Smith understood what the Decadents knew: the most intense beauty is that which is already vanishing. To watch something beautiful die in his fiction is not to experience loss but to witness completion.

4. Cosmic irony rendered visually gorgeous

The sun itself is blood-dimmed. The spires are calcified fingers of a colossal ancient corpse. Yet these images are painted with such loving precision that we find them ravishing rather than repulsive. The reader is seduced into loving the very forces that will destroy the characters — and, by extension, us.

Compare this to Lovecraft, whose prose emphasizes cosmic ugliness to produce horror.
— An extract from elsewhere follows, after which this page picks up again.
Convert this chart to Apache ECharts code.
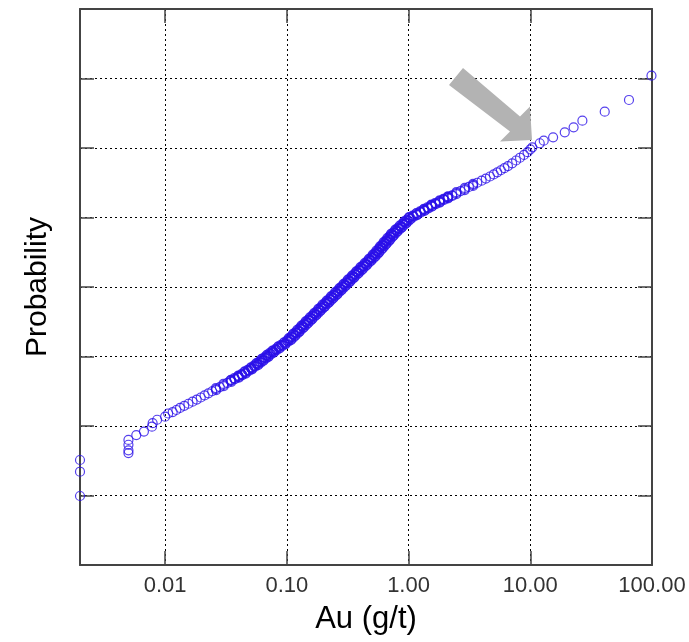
<!DOCTYPE html>
<html><head><meta charset="utf-8">
<script src="https://cdn.jsdelivr.net/npm/echarts@6/dist/echarts.min.js"></script>
<style>html,body{margin:0;padding:0;background:#fff}#c{width:689px;height:642px}</style>
</head><body><div id="c"></div>
<script>
// x-axis tick values and their printed labels
const xTickValues = [0.01, 0.1, 1, 10, 100];
const xTickLabels = ['0.01', '0.10', '1.00', '10.00', '100.00'];

// Au grades (g/t)
const auValues = [
  0.002, 0.002, 0.002,
  0.005, 0.005, 0.005, 0.005,
  0.0058, 0.0067, 0.0078, 0.0079, 0.0086, 0.0100, 0.0106,
  0.01155, 0.01238, 0.01327, 0.01436, 0.01554, 0.01682, 0.01820, 0.01963, 0.02111, 0.02267,
  0.02436, 0.02618, 0.02818, 0.03021, 0.03248, 0.03491, 0.03751, 0.04030, 0.04295, 0.04556,
  0.04833, 0.05128, 0.05436, 0.05717, 0.06004, 0.06308, 0.06626, 0.06960, 0.07311, 0.07722,
  0.08155, 0.08616, 0.09101, 0.09612, 0.1015, 0.1058, 0.1101, 0.1146, 0.1193, 0.1241,
  0.1292, 0.1344, 0.1399, 0.1456, 0.1515, 0.1577, 0.1641, 0.1708, 0.1777, 0.1849,
  0.1924, 0.2002, 0.2084, 0.2169, 0.2257, 0.2350, 0.2445, 0.2545, 0.2648, 0.2755,
  0.2868, 0.2985, 0.3106, 0.3232, 0.3363, 0.3500, 0.3643, 0.3791, 0.3945, 0.4105,
  0.4272, 0.4446, 0.4627, 0.4815, 0.5012, 0.5197, 0.5378, 0.5565, 0.5760, 0.5960,
  0.6167, 0.6383, 0.6605, 0.6834, 0.7073, 0.7318, 0.7607, 0.7932, 0.8270, 0.8623,
  0.8991, 0.9374, 0.9772, 1.019, 1.090, 1.168, 1.253, 1.344, 1.441, 1.545,
  1.667, 1.803, 1.950, 2.110, 2.283, 2.471, 2.675, 2.894, 3.133, 3.392,
  3.668, 3.987, 4.313, 4.666, 5.011, 5.357, 5.731, 6.131, 6.554, 7.10,
  7.65, 8.24, 8.88, 9.50, 10.01, 10.4,
  11.96, 12.9, 15.4, 19.2, 22.7, 26.8, 40.9, 64.7, 99
];

// normal scores (probability axis, in standard deviations)
const zScores = [
  -3.007, -2.658, -2.489,
  -2.39, -2.35, -2.27, -2.20,
  -2.13, -2.08, -2.01, -1.96, -1.91, -1.866, -1.82,
  -1.80, -1.77, -1.74, -1.71, -1.68, -1.65, -1.62, -1.59, -1.56, -1.53,
  -1.50, -1.47, -1.44, -1.41, -1.38, -1.35, -1.32, -1.29, -1.26, -1.23,
  -1.20, -1.17, -1.14, -1.11, -1.08, -1.05, -1.02, -0.99, -0.96, -0.93,
  -0.90, -0.87, -0.84, -0.81, -0.78, -0.75, -0.72, -0.69, -0.66, -0.63,
  -0.60, -0.57, -0.54, -0.51, -0.48, -0.45, -0.42, -0.39, -0.36, -0.33,
  -0.30, -0.27, -0.24, -0.21, -0.18, -0.15, -0.12, -0.09, -0.06, -0.03,
  0.00, 0.03, 0.06, 0.09, 0.12, 0.15, 0.18, 0.21, 0.24, 0.27,
  0.30, 0.33, 0.36, 0.39, 0.42, 0.45, 0.48, 0.51, 0.54, 0.57,
  0.60, 0.63, 0.66, 0.69, 0.72, 0.75, 0.78, 0.81, 0.84, 0.87,
  0.90, 0.93, 0.96, 0.99, 1.02, 1.05, 1.08, 1.11, 1.14, 1.17,
  1.20, 1.23, 1.26, 1.29, 1.32, 1.35, 1.38, 1.41, 1.44, 1.47,
  1.50, 1.53, 1.56, 1.59, 1.62, 1.65, 1.68, 1.71, 1.74, 1.78,
  1.82, 1.86, 1.90, 1.94, 1.98, 2.01,
  2.068, 2.105, 2.154, 2.226, 2.298, 2.393, 2.522, 2.691, 3.040
];

// further samples in the dense central part of the distribution
const coreAu = [
  0.02628, 0.02609, 0.03037, 0.03009, 0.03504, 0.03476, 0.04046, 0.03996, 0.04603, 0.04507,
  0.05180, 0.05071, 0.05800, 0.05626, 0.06402, 0.06208, 0.07065, 0.06850, 0.07817, 0.07621,
  0.08721, 0.08504, 0.09731, 0.09486, 0.1078, 0.1037, 0.1169, 0.1123, 0.1266, 0.1216,
  0.1371, 0.1317, 0.1485, 0.1426, 0.1608, 0.1545, 0.1742, 0.1673, 0.1886, 0.1811,
  0.2042, 0.1961, 0.2212, 0.2124, 0.2396, 0.2302, 0.2595, 0.2493, 0.2810, 0.2700,
  0.3044, 0.2924, 0.3296, 0.3166, 0.3569, 0.3429, 0.3866, 0.3713, 0.4186, 0.4021,
  0.4533, 0.4356, 0.4910, 0.4717, 0.5309, 0.5076, 0.5691, 0.5436, 0.6094, 0.5821,
  0.6526, 0.6234, 0.6989, 0.6676, 0.7484, 0.7164, 0.8081, 0.7777, 0.8785, 0.8455,
  0.9550, 0.9190, 1.038, 1.012, 1.174, 1.162, 1.350, 1.337, 1.553, 1.542,
  1.804, 1.801, 2.111, 2.109, 2.472, 2.470, 2.896, 2.893, 3.393, 3.389
];
const coreZ = [
  -1.485, -1.455, -1.425, -1.395, -1.365, -1.335, -1.305, -1.275, -1.245, -1.215,
  -1.185, -1.155, -1.125, -1.095, -1.065, -1.035, -1.005, -0.975, -0.945, -0.915,
  -0.885, -0.855, -0.825, -0.795, -0.765, -0.735, -0.705, -0.675, -0.645, -0.615,
  -0.585, -0.555, -0.525, -0.495, -0.465, -0.435, -0.405, -0.375, -0.345, -0.315,
  -0.285, -0.255, -0.225, -0.195, -0.165, -0.135, -0.105, -0.075, -0.045, -0.015,
  0.015, 0.045, 0.075, 0.105, 0.135, 0.165, 0.195, 0.225, 0.255, 0.285,
  0.315, 0.345, 0.375, 0.405, 0.435, 0.465, 0.495, 0.525, 0.555, 0.585,
  0.615, 0.645, 0.675, 0.705, 0.735, 0.765, 0.795, 0.825, 0.855, 0.885,
  0.915, 0.945, 0.975, 1.005, 1.035, 1.065, 1.095, 1.125, 1.155, 1.185,
  1.215, 1.245, 1.275, 1.305, 1.335, 1.365, 1.395, 1.425, 1.455, 1.485
];

// the most crowded stretch of the band (left and right edges of the band)
const bandLeftAu = [
  0.03439, 0.03695, 0.03970, 0.04231, 0.04488, 0.04760, 0.05051, 0.05354, 0.05631, 0.05914,
  0.06213, 0.06527, 0.06856, 0.07201, 0.07606, 0.08033, 0.08487, 0.08964, 0.09468, 0.1000,
  0.1042, 0.1084, 0.1129, 0.1175, 0.1222, 0.1273, 0.1324, 0.1378, 0.1434, 0.1492,
  0.1553, 0.1616, 0.1682, 0.1750, 0.1821, 0.1895, 0.1972, 0.2053, 0.2136, 0.2223,
  0.2315, 0.2408, 0.2507, 0.2608, 0.2714, 0.2825, 0.2940, 0.3059, 0.3184, 0.3313,
  0.3448, 0.3588, 0.3734, 0.3886, 0.4043, 0.4208, 0.4379, 0.4558, 0.4743, 0.4937,
  0.5119, 0.5297, 0.5482, 0.5674, 0.5871, 0.6074, 0.6287, 0.6506, 0.6731, 0.6967,
  0.7208, 0.7493, 0.7813, 0.8146, 0.8494, 0.8856, 0.9233, 0.9625, 1.004, 1.079,
  1.156, 1.240, 1.331, 1.427, 1.530, 1.650, 1.785, 1.931, 2.089
];
const bandLeftZ = [
  -1.3425, -1.3125, -1.2825, -1.2525, -1.2225, -1.1925, -1.1625, -1.1325, -1.1025, -1.0725,
  -1.0425, -1.0125, -0.9825, -0.9525, -0.9225, -0.8925, -0.8625, -0.8325, -0.8025, -0.7725,
  -0.7425, -0.7125, -0.6825, -0.6525, -0.6225, -0.5925, -0.5625, -0.5325, -0.5025, -0.4725,
  -0.4425, -0.4125, -0.3825, -0.3525, -0.3225, -0.2925, -0.2625, -0.2325, -0.2025, -0.1725,
  -0.1425, -0.1125, -0.0825, -0.0525, -0.0225, 0.0075, 0.0375, 0.0675, 0.0975, 0.1275,
  0.1575, 0.1875, 0.2175, 0.2475, 0.2775, 0.3075, 0.3375, 0.3675, 0.3975, 0.4275,
  0.4575, 0.4875, 0.5175, 0.5475, 0.5775, 0.6075, 0.6375, 0.6675, 0.6975, 0.7275,
  0.7575, 0.7875, 0.8175, 0.8475, 0.8775, 0.9075, 0.9375, 0.9675, 0.9975, 1.0275,
  1.0575, 1.0875, 1.1175, 1.1475, 1.1775, 1.2075, 1.2375, 1.2675, 1.2975
];
const bandRightAu = [
  0.03735, 0.04014, 0.04312, 0.04596, 0.04875, 0.05171, 0.05487, 0.05817, 0.06117, 0.06424,
  0.06750, 0.07090, 0.07447, 0.07823, 0.08263, 0.08726, 0.09219, 0.09738, 0.1028, 0.1086,
  0.1132, 0.1178, 0.1226, 0.1277, 0.1328, 0.1382, 0.1438, 0.1497, 0.1558, 0.1621,
  0.1687, 0.1756, 0.1828, 0.1901, 0.1978, 0.2059, 0.2142, 0.2230, 0.2321, 0.2415,
  0.2515, 0.2616, 0.2723, 0.2833, 0.2948, 0.3069, 0.3194, 0.3323, 0.3458, 0.3598,
  0.3745, 0.3898, 0.4056, 0.4221, 0.4392, 0.4571, 0.4757, 0.4951, 0.5152, 0.5363,
  0.5561, 0.5754, 0.5955, 0.6163, 0.6377, 0.6599, 0.6830, 0.7067, 0.7312, 0.7568,
  0.7830, 0.8139, 0.8487, 0.8849, 0.9227, 0.9620, 1.003, 1.046, 1.106, 1.183,
  1.267, 1.360, 1.458, 1.563, 1.676, 1.809, 1.956, 2.116, 2.289
];
const bandRightZ = [
  -1.3275, -1.2975, -1.2675, -1.2375, -1.2075, -1.1775, -1.1475, -1.1175, -1.0875, -1.0575,
  -1.0275, -0.9975, -0.9675, -0.9375, -0.9075, -0.8775, -0.8475, -0.8175, -0.7875, -0.7575,
  -0.7275, -0.6975, -0.6675, -0.6375, -0.6075, -0.5775, -0.5475, -0.5175, -0.4875, -0.4575,
  -0.4275, -0.3975, -0.3675, -0.3375, -0.3075, -0.2775, -0.2475, -0.2175, -0.1875, -0.1575,
  -0.1275, -0.0975, -0.0675, -0.0375, -0.0075, 0.0225, 0.0525, 0.0825, 0.1125, 0.1425,
  0.1725, 0.2025, 0.2325, 0.2625, 0.2925, 0.3225, 0.3525, 0.3825, 0.4125, 0.4425,
  0.4725, 0.5025, 0.5325, 0.5625, 0.5925, 0.6225, 0.6525, 0.6825, 0.7125, 0.7425,
  0.7725, 0.8025, 0.8325, 0.8625, 0.8925, 0.9225, 0.9525, 0.9825, 1.0125, 1.0425,
  1.0725, 1.1025, 1.1325, 1.1625, 1.1925, 1.2225, 1.2525, 1.2825, 1.3125
];

function pairs(xs, ys) { return xs.map((v, i) => [v, ys[i]]); }
const points = pairs(auValues, zScores)
  .concat(pairs(coreAu, coreZ))
  .concat(pairs(bandLeftAu, bandLeftZ))
  .concat(pairs(bandRightAu, bandRightZ));

const FONT = '"Liberation Sans", Arial, sans-serif';
const AXIS_COLOR = '#444';
const gridDash = { color: '#000', width: 1, type: [2, 3] };

function tickLabel(v) {
  for (let i = 0; i < xTickValues.length; i++) {
    if (Math.abs(Math.log10(v) - Math.log10(xTickValues[i])) < 1e-6) return xTickLabels[i];
  }
  return '';
}

const chart = echarts.init(document.getElementById('c'), null, { renderer: 'canvas' });
chart.setOption({
  animation: false,
  backgroundColor: '#fff',
  grid: { left: 80, right: 37, top: 9, bottom: 77, containLabel: false },
  xAxis: [
    {
      type: 'log', logBase: 10, min: 0.002, max: 100, position: 'bottom',
      name: 'Au (g/t)', nameLocation: 'middle', nameGap: 39,
      nameTextStyle: { fontFamily: FONT, fontSize: 31, color: '#000' },
      axisLine: { show: true, onZero: false, lineStyle: { color: AXIS_COLOR, width: 2 } },
      axisTick: { show: true, inside: true, length: 14, lineStyle: { color: AXIS_COLOR, width: 1.5 } },
      minorTick: { show: false },
      axisLabel: { show: true, margin: 10, fontFamily: FONT, fontSize: 22, color: '#333',
                   formatter: tickLabel, showMinLabel: false },
      splitLine: { show: true, lineStyle: gridDash }
    },
    {
      type: 'log', logBase: 10, min: 0.002, max: 100, position: 'top',
      axisLine: { show: true, onZero: false, lineStyle: { color: AXIS_COLOR, width: 2 } },
      axisTick: { show: true, inside: true, length: 14, lineStyle: { color: AXIS_COLOR, width: 1.5 } },
      axisLabel: { show: false },
      splitLine: { show: false }
    }
  ],
  yAxis: [
    {
      type: 'value', min: -4, max: 4, interval: 1, position: 'left',
      name: 'Probability', nameLocation: 'middle', nameGap: 27,
      nameTextStyle: { fontFamily: FONT, fontSize: 30, color: '#000' },
      axisLine: { show: true, onZero: false, lineStyle: { color: AXIS_COLOR, width: 2 } },
      axisTick: { show: true, inside: true, length: 14, lineStyle: { color: AXIS_COLOR, width: 1.5 } },
      axisLabel: { show: false },
      splitLine: { show: true, lineStyle: gridDash }
    },
    {
      type: 'value', min: -4, max: 4, interval: 1, position: 'right',
      axisLine: { show: true, onZero: false, lineStyle: { color: AXIS_COLOR, width: 2 } },
      axisTick: { show: true, inside: true, length: 14, lineStyle: { color: AXIS_COLOR, width: 1.5 } },
      axisLabel: { show: false },
      splitLine: { show: false }
    }
  ],
  graphic: [
    {
      type: 'polygon', z: 100,
      shape: { points: [[463, 68], [520, 116.5], [530, 106.5], [532, 140], [500, 141.5], [510, 131.5], [449, 85]] },
      style: { fill: '#b3b3b3', stroke: null }
    }
  ],
  series: [
    {
      type: 'scatter', xAxisIndex: 0, yAxisIndex: 0, clip: false,
      symbol: 'circle', symbolSize: 9, large: false,
      itemStyle: { color: 'rgba(0,0,0,0)', borderColor: '#2a10e8', borderWidth: 1.2 },
      data: points
    }
  ]
});
</script>
</body></html>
Smith does the opposite: by making the horror beautiful, he removes our defenses entirely. We do not recoil. We lean closer, mesmerized, until we realize we have always belonged to the charnel house.


Why This Architecture Works So Powerfully

Plot casting and the prose of beautiful decay together create a spell. The five movements ensure emotional inevitability. The prose ensures aesthetic complicity. Together they implicate the reader: your desire for vengeance, power, or forbidden beauty is the very thing that opens the veins.

Smith’s Zothique stories are not cautionary tales. They are more dangerous than that: tales in which the reader consents alongside the protagonist, every step of the way, and feels — at the end — not that they have been warned, but that they have been understood.

In an age of frantic distraction and hollow optimism, Zothique offers something rarer than terror: a literature of surrender that leaves us more awake to beauty’s terrible price.

The charnel lord waits. The sun is dying. Somewhere in Zul-Bha-Sair a priest is tracing a heptagram in his own blood, laughing with holy joy — unaware that the mandibles have already begun to sing his name.


Where to start: read The Dark Eidolon, Xeethra, and The Charnel God in that order. The first is pure operatic revenge. The second is quieter, more heartbreaking. The third is the closest CAS ever came to dark comedy — and still ends exactly as the dying sun demands.

The complete Zothique stories are collected in Zothique and in the Night Shade Collected Fantasies series.